Voyager 1, Jüpiter, Satürn ve Titan yakın uçuşlarının ardından Güneş’in etkisinin azaldığı yıldızlararası uzaya doğru ilerleyişine devam ediyor.
NASA’nın 1977’de fırlattığı efsanevi Voyager 1 uzay aracı, neredeyse yarım yüzyıllık görevine yeni bir kilometre taşı eklemeye hazırlanıyor.
Güncel hesaplamalara göre araç, 15 Kasım 2026’da Dünya’dan bir “ışık günü” uzaklığa ulaşacak. Bu da insan yapımı bir aracın ulaştığı en uzak nokta olma rekorunu daha da ileri taşıyacak.
Voyager 1, Jüpiter, Satürn ve Titan yakın uçuşlarının ardından Güneş’in etkisinin azaldığı yıldızlararası uzaya doğru ilerleyişine devam ediyor.
Işık hızı ve kozmik ölçekler
Işık saniyede yaklaşık 300 binkilometre hızla hareket ediyor ve bu, evrende ulaşılabilen en yüksek hız olarak kabul ediliyor.

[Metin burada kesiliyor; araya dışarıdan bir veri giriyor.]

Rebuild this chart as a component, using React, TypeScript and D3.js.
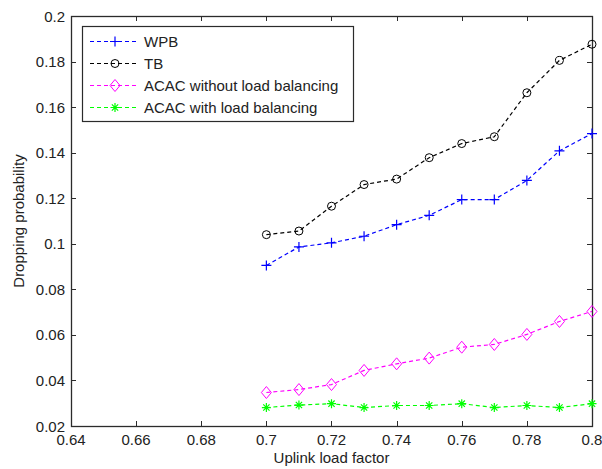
import React, { useRef, useEffect } from "react";
import * as d3 from "d3";

const loadFactor = [0.7, 0.71, 0.72, 0.73, 0.74, 0.75, 0.76, 0.77, 0.78, 0.79, 0.8];
const wpb = [0.0905, 0.0986, 0.1004, 0.1033, 0.1084, 0.1125, 0.1194, 0.1194, 0.1278, 0.1408, 0.1484];
const tb = [0.104, 0.1056, 0.1165, 0.126, 0.1284, 0.1378, 0.144, 0.147, 0.1663, 0.1805, 0.1876];
const acacNoLb = [0.0347, 0.036, 0.0382, 0.0444, 0.0473, 0.0498, 0.0546, 0.0558, 0.0602, 0.0659, 0.0703];
const acacLb = [0.0281, 0.0292, 0.0298, 0.0281, 0.029, 0.029, 0.0298, 0.0281, 0.029, 0.0281, 0.0298];

const xTicks = [0.64, 0.66, 0.68, 0.7, 0.72, 0.74, 0.76, 0.78, 0.8];
const yTicks = [0.02, 0.04, 0.06, 0.08, 0.1, 0.12, 0.14, 0.16, 0.18, 0.2];

const seriesNames = ["WPB", "TB", "ACAC without load balancing", "ACAC with load balancing"];
const seriesColors = ["#0000ff", "#000000", "#ff00ff", "#00ff00"];
const seriesMarkers = ["plus", "circle", "diamond", "star"];

const FONT = "'Liberation Sans', Arial, Helvetica, sans-serif";

function drawMarker(g, kind, color, cx, cy) {
  if (kind === "plus") {
    g.append("path")
      .attr("d", `M${cx - 5},${cy}H${cx + 5}M${cx},${cy - 5}V${cy + 5}`)
      .attr("stroke", color).attr("stroke-width", 1.2).attr("fill", "none");
  } else if (kind === "circle") {
    g.append("circle").attr("cx", cx).attr("cy", cy).attr("r", 4)
      .attr("stroke", color).attr("stroke-width", 1).attr("fill", "none");
  } else if (kind === "diamond") {
    g.append("path")
      .attr("d", `M${cx},${cy - 6}L${cx + 5},${cy}L${cx},${cy + 6}L${cx - 5},${cy}Z`)
      .attr("stroke", color).attr("stroke-width", 1).attr("fill", "none");
  } else {
    const r = 4.5;
    const d = r * 0.7;
    g.append("path")
      .attr("d", `M${cx - r},${cy}H${cx + r}M${cx},${cy - r}V${cy + r}M${cx - d},${cy - d}L${cx + d},${cy + d}M${cx - d},${cy + d}L${cx + d},${cy - d}`)
      .attr("stroke", color).attr("stroke-width", 1.2).attr("fill", "none");
  }
}

function App() {
  const svgRef = useRef(null);

  useEffect(() => {
    const width = 602;
    const height = 469;
    const margin = { top: 16, right: 10, bottom: 43, left: 71 };

    const svg = d3.select(svgRef.current)
      .attr("width", width)
      .attr("height", height);

    svg.selectAll("*").remove();

    const x = d3.scaleLinear()
      .domain([0.64, 0.8])
      .range([margin.left, width - margin.right]);

    const y = d3.scaleLinear()
      .domain([0.02, 0.2])
      .range([height - margin.bottom, margin.top]);

    const [x0, x1] = x.range();
    const [y0, y1] = y.range();

    svg.append("rect")
      .attr("width", width).attr("height", height).attr("fill", "#fff");

    // BOX + TICKS
    const axisColor = "#2b2b2b";
    const tickLen = 5;
    const ticks = svg.append("g").attr("stroke", axisColor).attr("stroke-width", 1);
    xTicks.forEach(t => {
      const px = Math.round(x(t)) + 0.5;
      ticks.append("line").attr("x1", px).attr("x2", px).attr("y1", y0).attr("y2", y0 - tickLen);
      ticks.append("line").attr("x1", px).attr("x2", px).attr("y1", y1).attr("y2", y1 + tickLen);
    });
    yTicks.forEach(t => {
      const py = Math.round(y(t)) + 0.5;
      ticks.append("line").attr("x1", x0).attr("x2", x0 + tickLen).attr("y1", py).attr("y2", py);
      ticks.append("line").attr("x1", x1).attr("x2", x1 - tickLen).attr("y1", py).attr("y2", py);
    });
    svg.append("rect")
      .attr("x", x0 + 0.5).attr("y", y1 + 0.5)
      .attr("width", x1 - x0).attr("height", y0 - y1)
      .attr("fill", "none").attr("stroke", axisColor).attr("stroke-width", 1.3);

    // TICK LABELS
    svg.append("g")
      .selectAll("text")
      .data(xTicks)
      .enter()
      .append("text")
      .attr("x", d => x(d))
      .attr("y", y0 + 19)
      .attr("text-anchor", "middle")
      .attr("font-family", FONT)
      .attr("font-size", 15)
      .attr("fill", "#222")
      .text(d => d3.format("")(+d.toFixed(2)));

    svg.append("g")
      .selectAll("text")
      .data(yTicks)
      .enter()
      .append("text")
      .attr("x", x0 - 6)
      .attr("y", d => y(d) + 5.5)
      .attr("text-anchor", "end")
      .attr("font-family", FONT)
      .attr("font-size", 15)
      .attr("fill", "#222")
      .text(d => d3.format("")(+d.toFixed(2)));

    // AXIS LABELS
    svg.append("text")
      .attr("x", (x0 + x1) / 2)
      .attr("y", 463)
      .attr("text-anchor", "middle")
      .attr("font-family", FONT)
      .attr("font-size", 15)
      .attr("fill", "#222")
      .text("Uplink load factor");

    svg.append("text")
      .attr("transform", "rotate(-90)")
      .attr("x", -221)
      .attr("y", 24)
      .attr("text-anchor", "middle")
      .attr("font-family", FONT)
      .attr("font-size", 15)
      .attr("fill", "#222")
      .text("Dropping probability");

    // SERIES
    const allSeries = [wpb, tb, acacNoLb, acacLb];
    const line = d3.line()
      .x((d, i) => x(loadFactor[i]))
      .y(d => y(d));

    allSeries.forEach((vals, s) => {
      const g = svg.append("g");
      g.append("path")
        .attr("d", line(vals))
        .attr("fill", "none")
        .attr("stroke", seriesColors[s])
        .attr("stroke-width", 1.2)
        .attr("stroke-dasharray", "4,3");
      vals.forEach((v, i) => drawMarker(g, seriesMarkers[s], seriesColors[s], x(loadFactor[i]), y(v)));
    });

    // LEGEND
    const lg = svg.append("g");
    lg.append("rect")
      .attr("x", 82.5).attr("y", 26.5)
      .attr("width", 271).attr("height", 95)
      .attr("fill", "#fff").attr("stroke", axisColor).attr("stroke-width", 1.2);
    seriesNames.forEach((name, s) => {
      const ly = 41.5 + s * 22;
      lg.append("line")
        .attr("x1", 90).attr("x2", 138).attr("y1", ly).attr("y2", ly)
        .attr("stroke", seriesColors[s]).attr("stroke-width", 1.2)
        .attr("stroke-dasharray", "4,3");
      drawMarker(lg, seriesMarkers[s], seriesColors[s], 115, ly);
      lg.append("text")
        .attr("x", 144).attr("y", ly + 5.5)
        .attr("font-family", FONT)
        .attr("font-size", 15)
        .attr("fill", "#222")
        .text(name);
    });
  }, []);

  return (
    <svg ref={svgRef} style={{ position: "absolute", left: 0, top: 0, display: "block" }}></svg>
  );
}

export default App;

Uzay mesafeleri o kadar büyük ki bilim insanları bu nedenle “ışık yılı” ölçüsünü kullanıyor: 1 ışık yılı, yaklaşık 9,46 trilyon kilometre ediyor.
Dünya’ya en yakın yıldız olan Proxima Centauri bile 4,2 ışık yılı. Yani yaklaşık 40 trilyon kilometre uzaklıkta. Işık hızında bile bu mesafeyi kat etmek 4 yıldan uzun sürerdi ki insan yapımı herhangi bir nesnenin ışık hızına ulaşması imkansız.
Voyager 1 elbette ışık hızında seyahat etmiyor, ancak saniyede 17,7 kilometre hızla ilerliyor. Bu hız yılda yaklaşık 3,5 astronomik birime (AU) (Dünya ile Güneş arasındaki yaklaşık 150 milyon kilometrelik mesafe) denk geliyor.
Daha kısa mesafeler için bilim insanları zaman zaman “ışık günü” ölçüsünü kullanıyor; bu da ışığın bir günde yaklaşık 26 milyar kilometre yol aldığı ölçeğe dayanıyor. Voyager 1’in Dünya’dan uzaklaşması artık bu seviyeye ulaşmış durumda.
Milyarlarca kilometre uzakta iletişim mücadelesi
Bu dev mesafe, iletişimi de giderek zorlaştırıyor. Voyager 1 ile bağlantı, NASA’nın Deep Space Network adlı derin uzay iletişim ağı üzerinden sağlanıyor. Ancak sinyallerin gidip gelmesi çok uzun sürüyor; şu anda tek yönlü iletişim yaklaşık 23 saat alıyor.
Kasım 2023’te yaşanan bir teknik sorun, bu zorlukların boyutunu gösterdi. Bir yakıt tankında kauçuk diyaframdan sızan silika kalıntıları, yakıt hatlarından birini tıkadı. Hidrazin yakıtı yeterince akmayınca iticilerin gücü düştü ve uzay aracı doğru hizalanamadı. Voyager’ın yeniden doğru yönlendirilmesi için tıkanmış sistemden 40 küçük itiş yapmak gerekti.
Son çare olarak mühendisler, yıllar önce arızaları nedeniyle kapatılan eski yedek iticileri yeniden devreye soktu. Bu operasyon sırasında enerji o kadar azdı ki, bu iticileri çalıştırmak için uzay aracının ısıtıcılarından biri kapatıldı; bu, derin uzay koşullarında büyük bir riskti.
Görev ne kadar sürecek?
Tüm bu zorluklara rağmen NASA, Voyager 1 ile irtibatı sürdürüyor. Decrypt'in aktardığına göre, uzay ajansı aracın bir ışık günü sınırını aşmasını kutlamayı planlıyor.
Ancak bu başarı biraz hüzünlü olabilir. Uzay aracı, üç adet radyoizotop termoelektrik jeneratörü ile çalışıyor. Bu güç kaynaklarının ömrü önümüzdeki 10 yıl içinde dolacak. Şimdiden birçok bilimsel alet ve sistem kapatıldı, aracın enerji bütçesi ise kritik seviyede.
Bu nedenle, bir ışık günü uzaklık, Voyager 1’in son büyük kilometre taşı olarak tarihe geçebilir.